Data supplied:
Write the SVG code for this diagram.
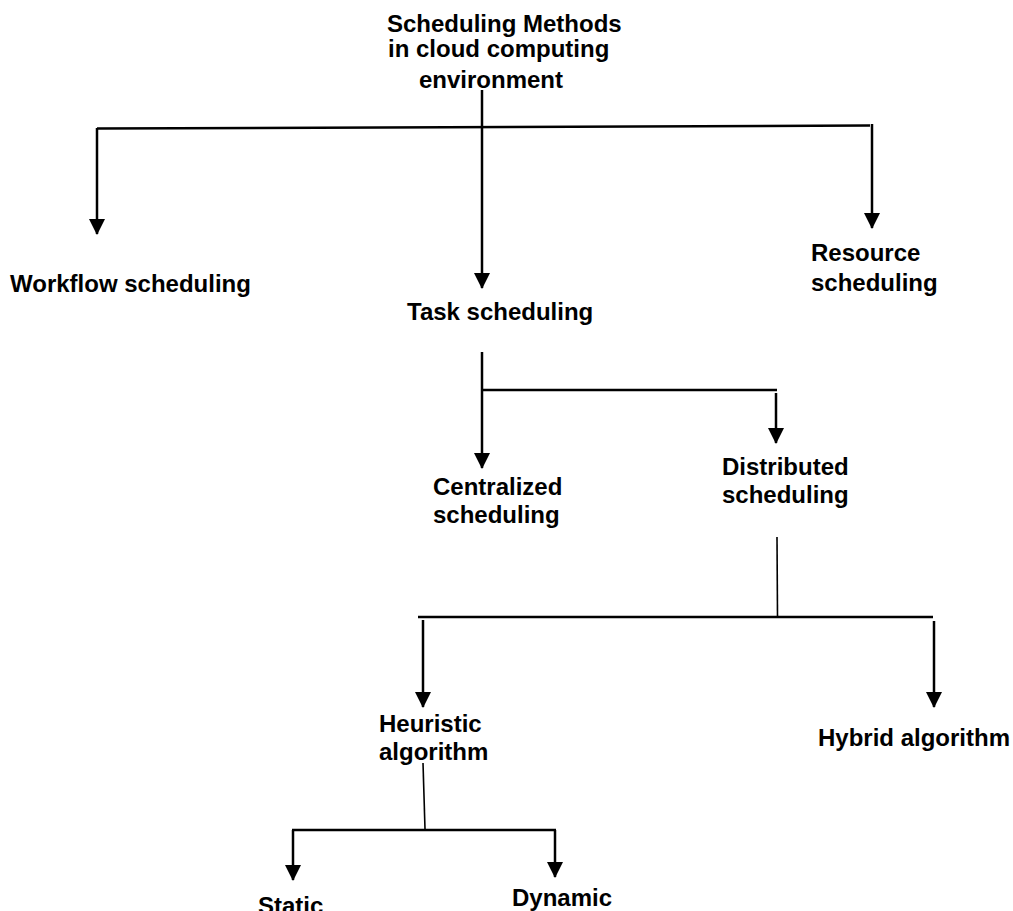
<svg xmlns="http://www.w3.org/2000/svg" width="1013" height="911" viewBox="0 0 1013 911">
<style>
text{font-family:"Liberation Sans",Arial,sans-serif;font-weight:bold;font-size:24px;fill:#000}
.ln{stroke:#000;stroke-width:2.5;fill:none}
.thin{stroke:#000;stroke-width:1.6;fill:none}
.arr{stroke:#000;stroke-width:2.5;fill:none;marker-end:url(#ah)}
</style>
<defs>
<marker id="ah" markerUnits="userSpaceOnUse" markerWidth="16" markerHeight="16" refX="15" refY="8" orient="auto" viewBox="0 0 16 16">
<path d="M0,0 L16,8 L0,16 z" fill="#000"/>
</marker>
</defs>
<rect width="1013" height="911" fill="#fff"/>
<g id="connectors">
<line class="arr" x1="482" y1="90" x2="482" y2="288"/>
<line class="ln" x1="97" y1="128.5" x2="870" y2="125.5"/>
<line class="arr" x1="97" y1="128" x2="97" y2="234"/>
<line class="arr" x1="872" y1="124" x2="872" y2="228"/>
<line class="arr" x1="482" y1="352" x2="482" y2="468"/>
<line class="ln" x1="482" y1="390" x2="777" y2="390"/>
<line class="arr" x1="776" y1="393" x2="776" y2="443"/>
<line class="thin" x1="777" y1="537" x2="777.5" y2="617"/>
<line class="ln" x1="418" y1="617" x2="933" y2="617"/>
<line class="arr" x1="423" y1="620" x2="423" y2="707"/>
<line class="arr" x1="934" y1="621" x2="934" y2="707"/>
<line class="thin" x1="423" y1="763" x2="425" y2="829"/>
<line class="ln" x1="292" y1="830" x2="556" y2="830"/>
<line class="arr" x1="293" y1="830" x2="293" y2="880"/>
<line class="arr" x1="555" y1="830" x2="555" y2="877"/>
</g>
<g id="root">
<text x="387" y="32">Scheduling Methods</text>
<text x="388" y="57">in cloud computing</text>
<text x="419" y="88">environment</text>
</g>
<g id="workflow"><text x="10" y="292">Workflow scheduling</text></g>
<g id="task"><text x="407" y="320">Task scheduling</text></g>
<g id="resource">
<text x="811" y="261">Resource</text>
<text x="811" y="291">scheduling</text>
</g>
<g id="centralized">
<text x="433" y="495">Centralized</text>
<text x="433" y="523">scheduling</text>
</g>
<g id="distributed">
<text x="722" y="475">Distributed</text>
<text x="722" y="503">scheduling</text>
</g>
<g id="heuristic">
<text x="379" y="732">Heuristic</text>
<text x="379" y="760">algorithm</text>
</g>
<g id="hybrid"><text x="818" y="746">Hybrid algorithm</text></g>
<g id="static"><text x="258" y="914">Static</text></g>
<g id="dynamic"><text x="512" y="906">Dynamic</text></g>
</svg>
* * *
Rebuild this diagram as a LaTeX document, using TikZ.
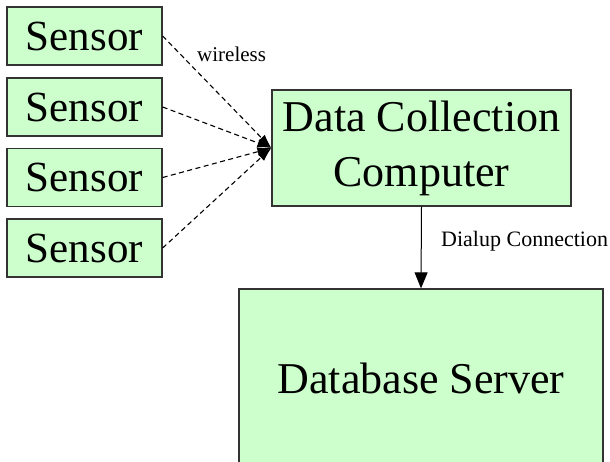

What you are asked to do: Using the listing above, gather each line that holds the string "this" and copy it.

Written response:
Write the SVG code for this diagram.
Rebuild this diagram as a LaTeX document, using TikZ.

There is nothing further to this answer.